AEX
-4.3900
Dans un parc de Hong Kong, au pied d'un toboggan condamné au nom de la lutte contre le coronavirus, trois amis font de la résistance passive contre l'application de traçage anti-Covid: ils mangent des plats à emporter.
Depuis décembre, tout Hongkongais de 18 à 65 ans souhaitant se rendre au restaurant doit scanner un QR code via une application appelée "Leave Home Safe", sous peine d'une forte amende.
Des applications de la sorte ont été développées partout dans le monde mais, dans cette ville qui fait la chasse aux dissidents, la méfiance à l'égard des technologies de traçage est particulièrement développée.
Deux des trois amis pique-niquant dans le parc ont créé un groupe Facebook, "Leave Home Wild", pour proposer à leurs amis de se retrouver à l'extérieur.
En deux mois, le groupe de Bu et Birdy, qui refusent de donner leur nom complet pour des raisons de sécurité, est passé de 50 membres à plus de 6.000.
"Je n'aime tout simplement pas être forcée", explique Birdy à l'AFP lors du pique-nique avec Bu et un autre ami, Dominic.
Mais ceux qui esquivent le traçage sont susceptibles d'être considérés comme "résistants".
Après les immenses et parfois violentes manifestations qui ont secoué la ville en 2019, Pékin a imprimé sa marque autoritaire.
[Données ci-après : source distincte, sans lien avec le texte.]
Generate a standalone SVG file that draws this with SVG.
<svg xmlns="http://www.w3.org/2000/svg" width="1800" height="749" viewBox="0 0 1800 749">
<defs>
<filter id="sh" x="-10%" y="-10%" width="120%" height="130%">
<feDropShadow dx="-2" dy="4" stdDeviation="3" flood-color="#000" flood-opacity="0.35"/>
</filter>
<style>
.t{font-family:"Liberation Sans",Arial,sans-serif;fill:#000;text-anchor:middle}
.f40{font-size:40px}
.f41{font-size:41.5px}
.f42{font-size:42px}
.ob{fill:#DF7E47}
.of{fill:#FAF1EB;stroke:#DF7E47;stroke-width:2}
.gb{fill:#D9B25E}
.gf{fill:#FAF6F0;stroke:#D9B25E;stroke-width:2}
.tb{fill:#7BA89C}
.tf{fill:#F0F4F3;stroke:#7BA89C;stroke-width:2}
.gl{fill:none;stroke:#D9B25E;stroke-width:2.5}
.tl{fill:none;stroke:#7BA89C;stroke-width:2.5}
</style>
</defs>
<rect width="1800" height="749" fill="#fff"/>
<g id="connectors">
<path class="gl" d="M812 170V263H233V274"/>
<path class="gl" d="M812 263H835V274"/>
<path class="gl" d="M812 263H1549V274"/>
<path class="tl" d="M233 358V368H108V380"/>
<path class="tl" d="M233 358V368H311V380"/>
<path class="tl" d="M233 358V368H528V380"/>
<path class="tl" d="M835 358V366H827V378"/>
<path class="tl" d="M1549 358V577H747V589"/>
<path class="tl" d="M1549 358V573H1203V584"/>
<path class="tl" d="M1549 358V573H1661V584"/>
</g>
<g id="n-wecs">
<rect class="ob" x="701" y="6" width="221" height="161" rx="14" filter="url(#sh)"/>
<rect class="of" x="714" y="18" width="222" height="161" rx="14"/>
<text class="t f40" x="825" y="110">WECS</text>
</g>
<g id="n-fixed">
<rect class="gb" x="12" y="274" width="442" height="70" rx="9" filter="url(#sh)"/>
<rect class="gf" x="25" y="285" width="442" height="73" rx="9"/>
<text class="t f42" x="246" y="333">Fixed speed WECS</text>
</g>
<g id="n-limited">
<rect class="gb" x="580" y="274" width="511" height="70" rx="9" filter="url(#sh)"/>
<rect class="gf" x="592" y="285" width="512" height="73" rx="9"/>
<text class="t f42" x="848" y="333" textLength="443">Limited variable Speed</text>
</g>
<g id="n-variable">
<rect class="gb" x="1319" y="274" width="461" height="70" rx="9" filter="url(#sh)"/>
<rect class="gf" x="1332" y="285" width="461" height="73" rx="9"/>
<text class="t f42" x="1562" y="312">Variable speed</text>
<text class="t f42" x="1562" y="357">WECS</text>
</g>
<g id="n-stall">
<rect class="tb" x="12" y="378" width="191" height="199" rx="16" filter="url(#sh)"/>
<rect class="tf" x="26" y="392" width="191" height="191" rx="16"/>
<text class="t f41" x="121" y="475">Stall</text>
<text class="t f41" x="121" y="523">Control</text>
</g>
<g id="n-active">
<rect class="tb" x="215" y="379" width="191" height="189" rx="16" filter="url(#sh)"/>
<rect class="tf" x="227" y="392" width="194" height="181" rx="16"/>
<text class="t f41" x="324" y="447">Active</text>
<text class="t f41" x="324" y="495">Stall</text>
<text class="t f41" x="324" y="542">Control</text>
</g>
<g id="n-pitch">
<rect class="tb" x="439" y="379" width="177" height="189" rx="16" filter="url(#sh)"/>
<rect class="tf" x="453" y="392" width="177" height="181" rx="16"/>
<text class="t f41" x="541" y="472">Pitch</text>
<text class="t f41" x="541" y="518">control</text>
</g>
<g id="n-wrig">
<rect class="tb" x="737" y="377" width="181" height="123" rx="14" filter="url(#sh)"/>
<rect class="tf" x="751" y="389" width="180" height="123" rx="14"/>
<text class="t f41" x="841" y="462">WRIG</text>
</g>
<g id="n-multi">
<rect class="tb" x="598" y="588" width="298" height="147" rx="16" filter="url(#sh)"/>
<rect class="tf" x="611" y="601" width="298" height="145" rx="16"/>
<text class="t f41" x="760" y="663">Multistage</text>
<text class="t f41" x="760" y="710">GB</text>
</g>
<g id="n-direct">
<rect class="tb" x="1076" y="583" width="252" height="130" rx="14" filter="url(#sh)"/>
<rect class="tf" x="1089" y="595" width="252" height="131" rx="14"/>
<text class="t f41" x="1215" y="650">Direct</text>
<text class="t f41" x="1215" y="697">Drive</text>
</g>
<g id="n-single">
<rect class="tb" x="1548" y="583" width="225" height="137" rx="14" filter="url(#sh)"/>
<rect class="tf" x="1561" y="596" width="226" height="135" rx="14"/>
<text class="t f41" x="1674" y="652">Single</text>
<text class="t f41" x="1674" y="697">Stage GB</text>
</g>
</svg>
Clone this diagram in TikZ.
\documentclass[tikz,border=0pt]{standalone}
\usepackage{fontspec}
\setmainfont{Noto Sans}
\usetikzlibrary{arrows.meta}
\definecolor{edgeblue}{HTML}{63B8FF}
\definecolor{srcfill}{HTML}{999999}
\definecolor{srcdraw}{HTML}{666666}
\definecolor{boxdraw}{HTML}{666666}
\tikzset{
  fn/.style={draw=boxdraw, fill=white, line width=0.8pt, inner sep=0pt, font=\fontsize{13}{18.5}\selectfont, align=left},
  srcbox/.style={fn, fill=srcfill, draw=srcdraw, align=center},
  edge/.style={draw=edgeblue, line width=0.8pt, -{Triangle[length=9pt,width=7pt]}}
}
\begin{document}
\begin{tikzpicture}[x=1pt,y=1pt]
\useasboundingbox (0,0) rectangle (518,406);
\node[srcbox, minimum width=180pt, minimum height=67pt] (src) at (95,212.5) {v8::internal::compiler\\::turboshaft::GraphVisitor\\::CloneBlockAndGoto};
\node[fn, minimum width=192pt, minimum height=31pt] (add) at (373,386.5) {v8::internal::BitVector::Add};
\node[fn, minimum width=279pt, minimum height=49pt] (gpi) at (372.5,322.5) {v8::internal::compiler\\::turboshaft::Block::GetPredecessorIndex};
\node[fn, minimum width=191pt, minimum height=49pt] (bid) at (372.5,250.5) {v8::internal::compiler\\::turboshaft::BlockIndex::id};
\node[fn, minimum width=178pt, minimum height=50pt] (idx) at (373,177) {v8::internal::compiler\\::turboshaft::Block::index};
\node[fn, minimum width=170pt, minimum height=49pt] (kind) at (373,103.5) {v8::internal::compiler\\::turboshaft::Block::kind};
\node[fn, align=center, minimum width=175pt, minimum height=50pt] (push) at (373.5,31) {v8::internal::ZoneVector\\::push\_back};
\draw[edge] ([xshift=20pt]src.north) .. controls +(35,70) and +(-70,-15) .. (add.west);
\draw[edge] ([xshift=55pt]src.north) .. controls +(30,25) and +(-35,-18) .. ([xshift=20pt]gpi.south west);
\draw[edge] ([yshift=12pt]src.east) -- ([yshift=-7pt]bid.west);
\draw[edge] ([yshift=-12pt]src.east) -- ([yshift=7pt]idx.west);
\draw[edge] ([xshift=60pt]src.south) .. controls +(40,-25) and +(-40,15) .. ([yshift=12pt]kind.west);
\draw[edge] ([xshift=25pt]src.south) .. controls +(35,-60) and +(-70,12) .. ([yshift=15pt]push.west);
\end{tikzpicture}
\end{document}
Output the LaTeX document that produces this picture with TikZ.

Aujourd'hui, le Conseil législatif ne compte plus que des "patriotes" parmi ses membres.
Pour Bu, aller pique-niquer revient à "faire la planche", terme désignant une résistance passive en Chine, contre les nombreuses mesures mises en place par le gouvernement en ligne avec la politique draconienne de "zéro Covid" de Pékin.
La première règle de son groupe est de ne pas appeler les autres à boycotter l'application officielle.
"Je suis tellement frustré", écrit un membre du groupe Facebook de pique-nique. "Mais je ne scannerai jamais ce code pour manger à l'intérieur d'un restaurant".
Malgré les assurances répétées du gouvernement sur la sécurité des données, de nombreuses personnes s'inquiètent de la façon dont les informations collectées seront conservées et pourraient être utilisées.
- "Quel autre choix avons-nous?" -
"Je pense que l'appli est assez problématique, particulièrement avec la situation politique actuelle à Hong Kong", souligne Kwong Chung-ching, spécialiste de la protection des données.
"Le code source ne nous a jamais été accessible donc il n'y a aucun moyen pour les gens de vérifier où les données vont et comment elles sont traitées".
Actuellement, les informations de l'utilisateur de l'application sont liées à un numéro de téléphone, pas à un nom et les déplacements ne sont pas suivis en dehors des QR codes scannés.
Les utilisateurs sont informés par l'application s'ils ont fréquenté un lieu en même temps qu'une personne testée positive au Covid-19.
Cette stratégie de traçage et de dépistage a contribué à contenir la pandémie à un très faible niveau dans l'ex-colonie britannique.
Mais les informations collectées par l'application seront transmises aux autorités chinoises lorsqu'une personne voudra voyager en Chine continentale grâce à un code sanitaire qui contiendra noms, numéros de téléphone, numéro de carte d'identité et adresse.
Le gouvernement hongkongais met l'accent sur la technologie et a récemment intégré à cette application un pass vaccinal obligatoire dans un grand nombre de lieux, depuis les cinémas jusqu'aux bâtiments administratifs.
Toute infraction à cette obligation est passible d'une amende de 5.000 dollars hongkongais (574 euros) pour le client et de six mois de prison et 50.000 dollars hongkongais d'amende pour le gérant.
"Les gens ne peuvent ni exprimer leurs inquiétudes via les législateurs élus, ni manifester, ni se rassembler dans les rues", se désole Bu.
"Quel autre choix avons-nous que de ne pas participer?"
La liste des lieux où l'application est exigée est promise à s'allonger.
Le trois commensaux ne savent pas combien de temps ils pourront se maintenir déconnectés du système.
Bu et Dominic ont trouvé un compromis en téléchargeant l'application sur un deuxième téléphone acheté à cet effet.
Birdy s'entête, même si son obstination l'a empêchée de participer au banquet de mariage de sa meilleure amie.
"Quelle sorte de relation entre le gouvernement et moi pourrait lui permettre de me suivre de si près?", demande-t-elle.